He was seen as an outsider and anti-establishment in a similar way as Donald Trump. Duterte’s main opponent, the Wharton-educated Mar Roxas, was seen, perhaps, as a bookish continuation of the same. While the economy was growing in the notoriously inequitable Philippines, economic growth was not trickling down. In Manila’s Bonifacio Global City, there’s a Rolls-Royce dealership that’s walking distance to a slum. Duterte’s predecessor, Benigno Aquino Jr, started to look like a placeholder: out of touch and comfortable. This was best exemplified by Typhoon Haiyan, which devastated the city of Tacloban in 2013. CNN’s Anderson Cooper, live on the ground, was assured by President Aquino that his government had things under control, while around him there was little sign of state leadership. The US Marine Corps ended up doing most of the heavy lifting.

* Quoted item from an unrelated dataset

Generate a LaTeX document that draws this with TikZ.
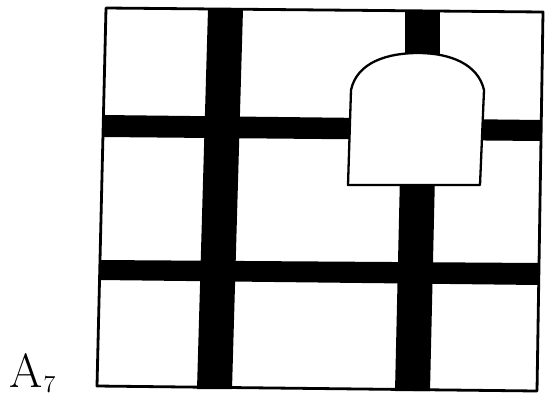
\documentclass[tikz,border=0pt]{standalone}
\begin{document}
\begin{tikzpicture}[x=1pt,y=-1pt,
  bar/.style={fill=black,draw=none},
  outline/.style={draw=black,line width=2.8pt,line join=round}]
\useasboundingbox (0,0) rectangle (545,400);
% frame interior
\fill[white] (106,8) -- (543,12) -- (537,391) -- (97,386) -- cycle;
% bars
\fill[bar] (208,9) -- (243,9) -- (232,389) -- (197,389) -- cycle;
\fill[bar] (405,10) -- (440,10) -- (440,70) -- (405,70) -- cycle;
\fill[bar] (400,175) -- (435,175) -- (430,391) -- (395,391) -- cycle;
\fill[bar] (103,115) -- (542,120) -- (541,141) -- (103,137) -- cycle;
\fill[bar] (99,260) -- (540,263) -- (539,285) -- (99,280) -- cycle;
% arch
\draw[fill=white,draw=black,line width=2.3pt,line join=round]
  (348,185) -- (351,90) .. controls (357,62) and (388,53) .. (418,53)
  .. controls (450,53) and (478,64) .. (484,90) -- (480,185) -- cycle;
% frame
\draw[outline] (106,8) -- (543,12) -- (537,391) -- (97,386) -- cycle;
% label
\node[anchor=base west,inner sep=0pt] (lbl) at (9,387)
  {\fontsize{48}{48}\selectfont A\kern1pt{\fontsize{38}{38}\selectfont$\oldstylenums{7}$}};
\end{tikzpicture}
\end{document}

Meanwhile, Duterte, out and about with people wearing his polo shirts, seemed like a breath of fresh air. Compared to Roxas, it was a case of Clark Kent versus Superman. The Filipino people, who had once elected local movie star Joseph Estrada as president, wanted to believe in a new Superman, a new savior. Duterte promised to rid the country of corruption in six months, and the people believed him.
Another candidate, Grace Poe, had American citizenship but was compelled to give it up due to public pressure. She was accused by many of being a foreigner, having spent too much time in the United States. I listened to her on television. She seemed levelheaded. She made sense. There was a humility about her, and she talked of policies like creating a law to stop the country’s long, corrupt history of political dynasties.
It’s often argued that 30 or so families have a dynastic grip on power in their provinces, and that power and wealth are their birthright. Families such as the Marcoses in Ilocos Norte and the Ampatuan clan of Maguindanao are such examples. Indeed, since Duterte became president, his daughter is now mayor of Davao and his son is the vice mayor. Poe also talked of opening the country up to foreign investment, and competition in protected sectors such as telecommunications and energy. I would have thought that time spent in a rich, developed country such as the United States would have been viewed as an asset, but in the nationalistic Philippines it was more of a political liability for Poe.
The Philippines was, at the end of World War II, one of the wealthier countries in the region. In less time, however, South Korea, for example, has gone from the rubble of the Korean War in the 1950s to first-world status. Going from Manila to Seoul is a three-hour flight to the developed world. The infrastructure is world class and South Korea boasts world-class companies and industries.